On notera que le Premier ministre, qui de toute façon pourra passer outre toute consultation en cas d’urgence, s’arroge plus de pouvoir que n’en a le président des États-Unis, qui peut procéder à des écoutes sans décision de justice uniquement pour une durée de moins d’un an, et uniquement quand il s’agit d’informations étrangères.

Des moyens techniques douteux

L’utilisation de fausses antennes-relais permet d’écouter de nombreuses communications indifférenciées et non ciblées, c’est la porte à une surveillance de masse.
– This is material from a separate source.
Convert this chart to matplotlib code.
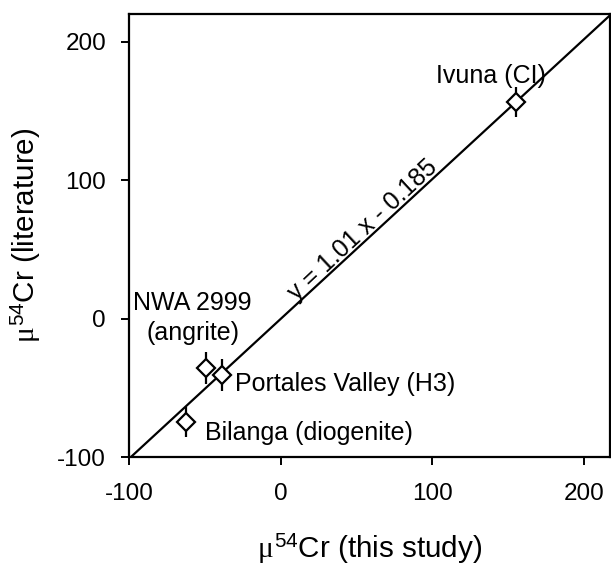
import matplotlib
matplotlib.use("Agg")
import matplotlib.pyplot as plt
import numpy as np

plt.rcParams['font.family'] = ['Liberation Sans', 'DejaVu Sans']
plt.rcParams['mathtext.fontset'] = 'custom'
plt.rcParams['mathtext.rm'] = 'Liberation Sans'
plt.rcParams['mathtext.it'] = 'Liberation Serif'
plt.rcParams['axes.unicode_minus'] = False

names = ["Ivuna (CI)", "NWA 2999\n(angrite)", "Portales Valley (H3)", "Bilanga (diogenite)"]
x_this = [155.3, -49.3, -38.8, -62.5]
y_lit = [156.5, -35.5, -40.5, -74.5]
y_err = [11, 11.5, 11.5, 11]
slope = 1.01
intercept = -0.185
xticks = [-100, 0, 100, 200]
yticks = [-100, 0, 100, 200]

fig = plt.figure(figsize=(6.11, 5.70), dpi=100)
ax = fig.add_axes([0.2111, 0.198, 0.787, 0.7774])
xmin, xmax = -100, 217
ymin, ymax = -100, 220

xl = np.array([xmin, xmax])
ax.plot(xl, slope * xl + intercept, color='black', lw=1.6, zorder=2)

ax.errorbar(x_this, y_lit, yerr=y_err, fmt='D', ms=9.5, mfc='white', mec='black',
            mew=1.6, ecolor='black', elinewidth=1.6, capsize=0, zorder=3)

fs = 18
ax.text(138.5, 175.5, names[0], fontsize=fs, ha='center', va='center')
ax.text(-58, 0.5, names[1], fontsize=fs, ha='center', va='center', linespacing=1.3)
ax.text(-30, -47.5, names[2], fontsize=fs, ha='left', va='center')
ax.text(-50, -82.5, names[3], fontsize=fs, ha='left', va='center')
ax.text(54, 64, "y = 1.01 x - 0.185", fontsize=fs, ha='center', va='center', rotation=43,
        rotation_mode='anchor')

ax.set_xlim(xmin, xmax)
ax.set_ylim(ymin, ymax)
ax.set_xticks(xticks)
ax.set_yticks(yticks)
ax.tick_params(direction='out', length=5.5, width=1.4, labelsize=17.5)
ax.tick_params(axis='x', pad=13)
ax.tick_params(axis='y', pad=11)
for s in ax.spines.values():
    s.set_linewidth(1.6)

ax.set_xlabel(r"$\mu^{54}$Cr (this study)", fontsize=21.3, labelpad=20)
ax.set_ylabel(r"$\mu^{54}$Cr (literature)", fontsize=21.3, labelpad=10)

fig.savefig("out.png", dpi=100)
L’installation forcée de boîtes noires dans les opérateurs télécoms, qui seraient mises à jour avec des algorithmes qui permettraient à l’État de surveiller en temps réel tout le trafic Internet en France, poserait problème.

Les opérateurs s’inquiètent de la faisabilité technique de ce système, et de ses répercussions sur la vitesse et le bon fonctionnement de leurs réseaux. On s’étonne que les législateurs n’aient pas cru bon de consulter les opérateurs avant d’imaginer des solutions dont la faisabilité n’a pas été prouvée.

Sans doute sont-ils trop éblouis par la qualité des services techniques de l’État chargés de bloquer des sites jugés terroristes, et dont les mesures résistent aux pirates informatiques une bonne minute ou deux après leur application?

Vouloir forcer les utilisateurs de communications chiffrées à bien vouloir donner leur clé de chiffrement aux services de renseignement laisse pantois, même les Américains n’ont pas osé. L’interdiction d’utiliser une clé d’une trop grande taille aurait été plus réaliste. Et l’on a du mal à imaginer qu’une telle mesure ne serait pas cassée par une cour de justice, française ou européenne.

 

Un suicide économique

Les députés qui soutiennent ce projet de loi ne semblent pas avoir prêté attention à l’actualité internationale de ces dernières années.
La révélation des abus de la surveillance de masse de la NSA a ébranlé les certitudes et porté un préjudice énorme aux États-Unis.

Toutes les entreprises de haute technologie ont été touchées, de Cisco à Microsoft en passant par Verizon. Ils ont perdu la confiance de nombre de clients internationaux qui se sont retournés vers des fabricants ou des fournisseurs de service locaux.

Ces entreprises américaines se battent depuis des mois pour faire changer les lois américaines parce qu’à l’ère des réseaux et du nuage informatique, la confiance est fondamentale, et les lois sur la surveillance portent un préjudice tant aux usagers qu’à leurs employés et actionnaires.

Un État qui espionne plus et mieux que des dictatures n’est pas de nature à inspirer confiance.

Les Européens ont largement profité de cette infortune. Des clients qui auraient probablement préféré la solution d’un grand groupe international américain se sont finalement tournés vers des fournisseurs français ou européens.

La nouvelle loi de renseignement inverserait immédiatement cette tendance. De nombreuses multinationales quitteraient volontairement la France pour chercher des fournisseurs cloud à l’étranger. D’autres seraient probablement forcées de chercher une alternative géographique du fait des lois sur la protection des données de leur pays, ou des régulations sectorielles.

On comprend donc fort bien la réaction très négative des hébergeurs français et d’OVH, qui menace de quitter la France. Une telle loi leur porterait un préjudice considérable, et des pertes d’emplois seraient à déplorer.